In vitro osteogenic differentiation potential of the human induced pluripotent stem cells augments when grown on Graphene oxide-modified nanofibers

Due to the several limitations that surgeons are faced during bone tissue implantation there are daily increases in introducing new cell-co-polymer composites for use in bone tissue engineering approaches. In this study tried to develop a suitable nanostructured bio-composite for enhancing osteogenic differentiation of the human induced pluripotent stem cells (iPSCs). Polyvinylidene fluoride-Graphene oxide (PVDF-GO) nanofibers was fabricated by electrospinning and then characterized using scanning electron microscope, tensile and viability assays. After that osteogenic differentiation of the iPSCs was investigated in three groups, including PVDF, PVDF-GO and tissue culture plate as a control group. Alkaline phosphatase activity and calcium content of the iPSCs cultured on PVDF-GO were significantly higher than those cultured on other groups. In addition, Runx2, osteocalcin and osteonectin genes were up regulated in iPSCs cultured on PVDF-GO significantly higher than those cells cultured on PVDF and control.
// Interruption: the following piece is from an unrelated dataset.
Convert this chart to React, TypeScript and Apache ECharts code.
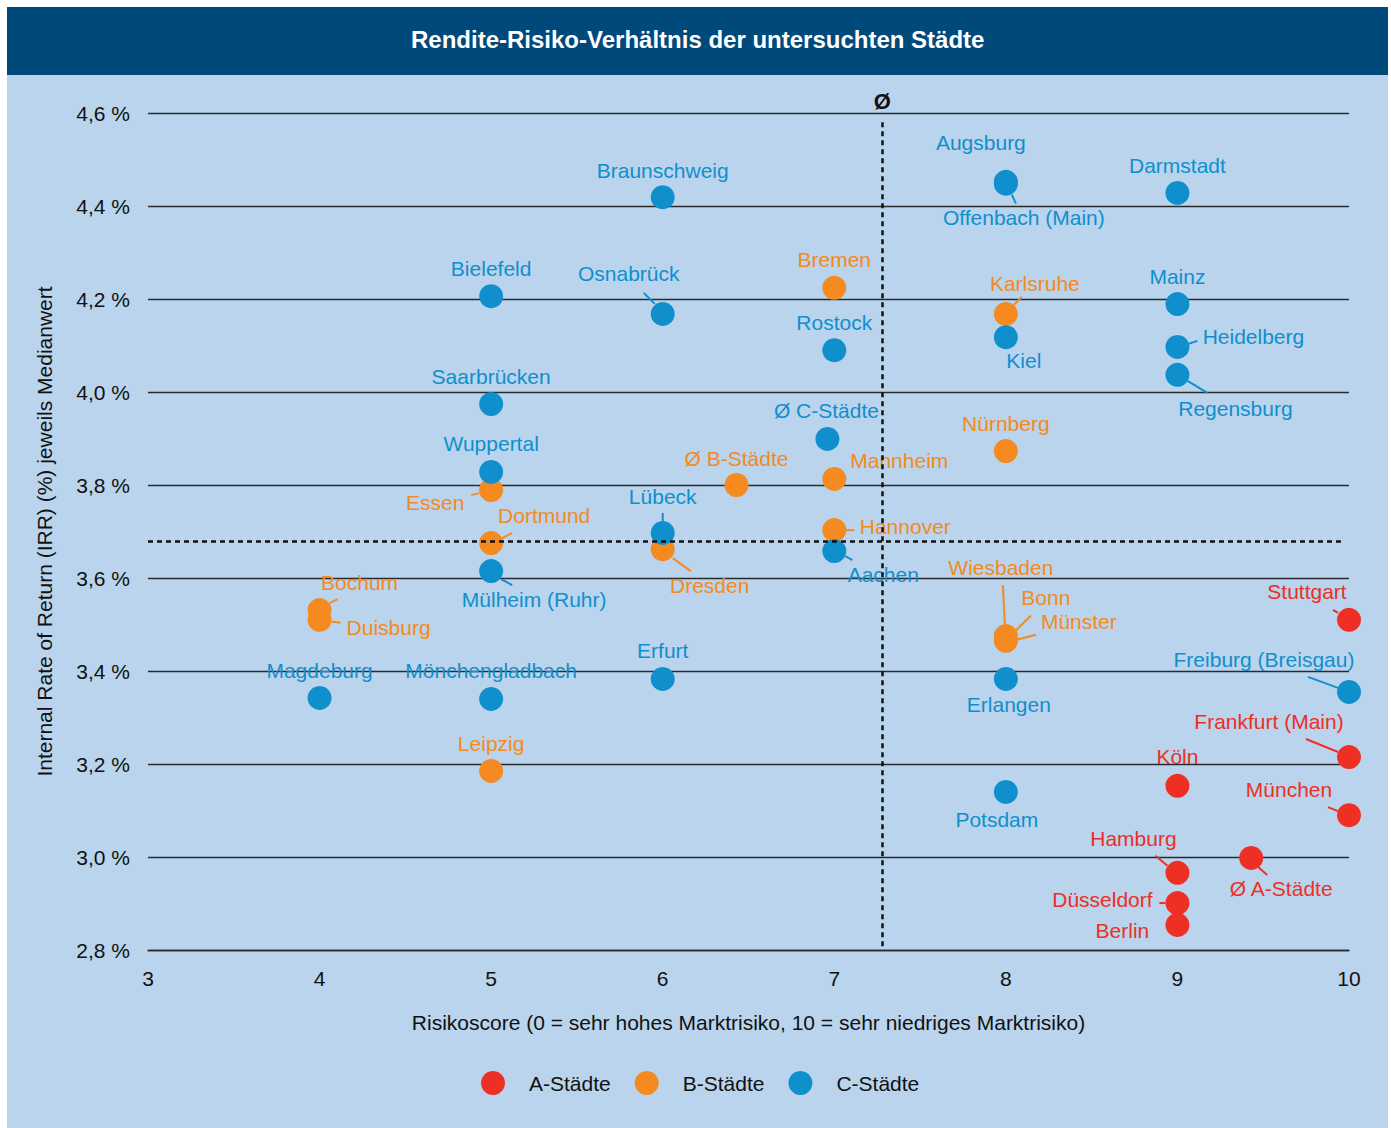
import React, { useEffect, useRef } from "react";
import * as echarts from "echarts";

// ---------- data ----------
const aCities = ["Stuttgart", "Frankfurt (Main)", "Köln", "München", "Ø A-Städte", "Hamburg", "Düsseldorf", "Berlin"];
const aRisk = [10, 10, 9, 10, 9.43, 9, 9, 9];
const aIrr = [3.51, 3.215, 3.153, 3.09, 2.998, 2.966, 2.901, 2.854];

const bCities = ["Bremen", "Karlsruhe", "Nürnberg", "Mannheim", "Ø B-Städte", "Essen", "Hannover", "Dortmund", "Dresden", "Bochum", "Duisburg", "Wiesbaden", "Bonn", "Münster", "Leipzig"];
const bRisk = [7, 8, 8, 7, 6.43, 5, 7, 5, 6, 4, 4, 8, 8, 8, 5];
const bIrr = [4.224, 4.168, 3.873, 3.813, 3.8, 3.789, 3.703, 3.675, 3.662, 3.531, 3.51, 3.475, 3.47, 3.465, 3.185];

const cCities = ["Braunschweig", "Offenbach (Main)", "Augsburg", "Darmstadt", "Bielefeld", "Osnabrück", "Mainz", "Kiel", "Rostock", "Heidelberg", "Regensburg", "Saarbrücken", "Ø C-Städte", "Wuppertal", "Lübeck", "Aachen", "Mülheim (Ruhr)", "Erlangen", "Erfurt", "Magdeburg", "Mönchengladbach", "Freiburg (Breisgau)", "Potsdam"];
const cRisk = [6, 8, 8, 9, 5, 6, 9, 8, 7, 9, 9, 5, 6.96, 5, 6, 7, 5, 8, 6, 4, 5, 10, 8];
const cIrr = [4.419, 4.448, 4.452, 4.428, 4.206, 4.168, 4.189, 4.118, 4.09, 4.097, 4.037, 3.974, 3.899, 3.828, 3.697, 3.658, 3.615, 3.383, 3.383, 3.342, 3.34, 3.355, 3.14];

const groupNames = ["A-Städte", "B-Städte", "C-Städte"];
const avgRisk = 7.28;
const avgIrr = 3.68;

const yTicks = { min: 2.8, max: 4.6, step: 0.2 };
const xTicks = { min: 3, max: 10, step: 1 };

// ---------- layout (pixel offsets, styles) ----------
const labelOffsets: Record<string, [number, number]> = {
  "Stuttgart": [-42, -28], "Frankfurt (Main)": [-80, -36], "Köln": [0, -29], "München": [-60, -26],
  "Ø A-Städte": [30, 31], "Hamburg": [-44, -34], "Düsseldorf": [-75, -4], "Berlin": [-55, 6],
  "Bremen": [0, -28], "Karlsruhe": [29, -30], "Nürnberg": [0, -28], "Mannheim": [65, -18],
  "Ø B-Städte": [0, -27], "Essen": [-56, 12], "Hannover": [71, -4], "Dortmund": [53, -28],
  "Dresden": [47, 36], "Bochum": [40, -28], "Duisburg": [69, 8], "Wiesbaden": [-5, -69],
  "Bonn": [40, -41], "Münster": [73, -19], "Leipzig": [0, -27],
  "Braunschweig": [0, -27], "Augsburg": [-25, -39], "Offenbach (Main)": [18, 34], "Darmstadt": [0, -27],
  "Bielefeld": [0, -28], "Osnabrück": [-34, -40], "Mainz": [0, -28], "Kiel": [18, 23],
  "Rostock": [0, -28], "Heidelberg": [76, -10], "Regensburg": [58, 34], "Saarbrücken": [0, -28],
  "Ø C-Städte": [-1, -28], "Wuppertal": [0, -28], "Lübeck": [0, -36], "Aachen": [49, 23],
  "Mülheim (Ruhr)": [43, 28], "Erlangen": [3, 26], "Erfurt": [0, -28], "Magdeburg": [0, -27],
  "Mönchengladbach": [0, -28], "Freiburg (Breisgau)": [-85, -32], "Potsdam": [-9, 28],
};

const leaderSegs: Record<string, [number, number, number, number]> = {
  "Stuttgart": [-16, -10, -11, -7], "Frankfurt (Main)": [-43, -18, -11, -5], "München": [-21, -8, -11, -4],
  "Ø A-Städte": [7, 9, 16, 17], "Hamburg": [-22, -17, -10, -7], "Düsseldorf": [-18, 0, -12, 0],
  "Karlsruhe": [8, -9, 16, -17], "Essen": [-20, 5, -12, 3], "Hannover": [11, 0, 20, 0],
  "Dortmund": [11, -5, 21, -10], "Dresden": [10, 9, 28, 22], "Bochum": [10, -7, 18, -11],
  "Duisburg": [12, 2, 21, 3], "Wiesbaden": [-3, -51, -1, -12], "Bonn": [10, -8, 25, -23],
  "Münster": [11, -1, 30, -6],
  "Offenbach (Main)": [6, 11, 10, 20], "Osnabrück": [-19, -21, -8, -10], "Heidelberg": [11, -3, 20, -6],
  "Regensburg": [10, 6, 30, 18], "Lübeck": [0, -20, 0, -11], "Aachen": [11, 5, 18, 9],
  "Mülheim (Ruhr)": [10, 8, 21, 14], "Freiburg (Breisgau)": [-41, -15, -11, -4],
};

const colors = ["#ee2f24", "#f48a20", "#108fcd"];
const FONT = "'Liberation Sans', Arial, Helvetica, sans-serif";

function buildPoints(names: string[], xs: number[], ys: number[]) {
  return names.map((n, i) => ({
    name: n,
    value: [xs[i], ys[i]],
    label: { offset: labelOffsets[n] || [0, -28] },
  }));
}

export default function App() {
  const ref = useRef<HTMLDivElement>(null);
  useEffect(() => {
    document.body.style.margin = "0";
    if (!ref.current) return;
    const chart = echarts.init(ref.current, undefined, { renderer: "svg" });

    const groups = [
      { names: aCities, xs: aRisk, ys: aIrr },
      { names: bCities, xs: bRisk, ys: bIrr },
      { names: cCities, xs: cRisk, ys: cIrr },
    ];

    const leaderItems: { value: number[]; seg: number[]; color: string }[] = [];
    groups.forEach((g, gi) => {
      g.names.forEach((n, i) => {
        if (leaderSegs[n]) leaderItems.push({ value: [g.xs[i], g.ys[i]], seg: leaderSegs[n], color: colors[gi] });
      });
    });

    const scatterSeries = groups.map((g, gi) => ({
      type: "scatter",
      name: groupNames[gi],
      symbol: "circle",
      symbolSize: 24,
      itemStyle: { color: colors[gi], opacity: 1 },
      label: {
        show: true,
        position: "inside",
        formatter: "{b}",
        color: colors[gi],
        fontSize: 21,
        fontFamily: FONT,
      },
      emphasis: { disabled: true },
      data: buildPoints(g.names, g.xs, g.ys),
      z: 3,
    }));

    const option: any = {
      animation: false,
      backgroundColor: "#ffffff",
      textStyle: { fontFamily: FONT },
      graphic: [
        { type: "rect", z: -10, silent: true, shape: { x: 7, y: 7, width: 1381, height: 1121 }, style: { fill: "#b9d4ec" } },
        { type: "rect", z: -9, silent: true, shape: { x: 7, y: 7, width: 1381, height: 68 }, style: { fill: "#00497b" } },
      ],
      title: {
        text: "Rendite-Risiko-Verhältnis der untersuchten Städte",
        left: 406,
        top: 22,
        textStyle: { color: "#ffffff", fontWeight: "bold", fontSize: 24, fontFamily: FONT },
      },
      legend: {
        data: groupNames.map((n) => ({ name: n, icon: "circle" })),
        left: 476,
        top: 1066,
        itemWidth: 24,
        itemHeight: 24,
        itemGap: 24,
        selectedMode: false,
        textStyle: { fontSize: 21, color: "#111", fontFamily: FONT, padding: [0, 0, 0, 19] },
      },
      grid: { left: 148, right: 42, top: 113, bottom: 178 },
      xAxis: {
        type: "value",
        min: xTicks.min,
        max: xTicks.max,
        interval: xTicks.step,
        name: "Risikoscore (0 = sehr hohes Marktrisiko, 10 = sehr niedriges Marktrisiko)",
        nameLocation: "middle",
        nameGap: 62,
        nameTextStyle: { fontSize: 21, color: "#111", fontFamily: FONT },
        axisLine: { show: true, lineStyle: { color: "#2a2a2a", width: 1.3 } },
        axisTick: { show: false },
        splitLine: { show: false },
        axisLabel: { fontSize: 21, color: "#111", margin: 18, fontFamily: FONT },
      },
      yAxis: {
        type: "value",
        min: yTicks.min,
        max: yTicks.max,
        interval: yTicks.step,
        name: "Internal Rate of Return (IRR) (%) jeweils Medianwert",
        nameLocation: "middle",
        nameGap: 93,
        nameTextStyle: { fontSize: 21, color: "#111", fontFamily: FONT },
        axisLine: { show: false },
        axisTick: { show: false },
        splitLine: { show: true, lineStyle: { color: "#2a2a2a", width: 1.3 } },
        axisLabel: {
          fontSize: 21,
          color: "#111",
          margin: 18,
          fontFamily: FONT,
          formatter: (v: number) => v.toFixed(1).replace(".", ",") + " %",
        },
      },
      series: [
        {
          type: "custom",
          name: "leaders",
          silent: true,
          z: 2,
          data: leaderItems.map((d) => d.value),
          renderItem: (params: any, api: any) => {
            const d = leaderItems[params.dataIndex];
            const p = api.coord([api.value(0), api.value(1)]);
            return {
              type: "line",
              shape: { x1: p[0] + d.seg[0], y1: p[1] + d.seg[1], x2: p[0] + d.seg[2], y2: p[1] + d.seg[3] },
              style: { stroke: d.color, lineWidth: 2 },
            };
          },
          markLine: {
            silent: true,
            symbol: "none",
            animation: false,
            lineStyle: { color: "#111", type: [5, 4], width: 2.5 },
            data: [
              [
                { coord: [xTicks.min, avgIrr], label: { show: false } },
                { coord: [9.953, avgIrr] },
              ],
              [
                {
                  coord: [avgRisk, 4.58],
                  label: {
                    show: true,
                    position: "start",
                    formatter: "Ø",
                    fontSize: 22,
                    fontWeight: "bold",
                    color: "#111",
                    distance: 10,
                    fontFamily: FONT,
                  },
                },
                { coord: [avgRisk, yTicks.min] },
              ],
            ],
          },
        },
        ...scatterSeries,
      ],
    };
    chart.setOption(option);
    return () => chart.dispose();
  }, []);
  return <div ref={ref} style={{ width: 1391, height: 1128 }} />;
}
Finally, osteocalcin and osteopontin proteins expression evaluated and the results confirmed higher osteoinductivity of the PVDF-GO nanofibers in comparison with the PVDF nanofibers. According to the results, it was demonstrated that PVDF-GO nanofibers have a great osteoinductive potential and taking together iPSCs-PVDF-GO nanofibrous construct can be an appropriate bio-implant to use for bone tissue engineering applications. •Present study aimed to introduce a novel cell-co-polymer for bone regeneration.•This cell-co-polymer made from human iPSCs plus PVDF-GO nanofibrous scaffold.•Scaffold characterization was performed using SEM, tensile and MTT assays.•Three groups of this study included iPSCs- seeded PVDF, PVDF-GO and culture plate.•IPSC-seeded PVDF-GO was the best group based on the obtained results from this study.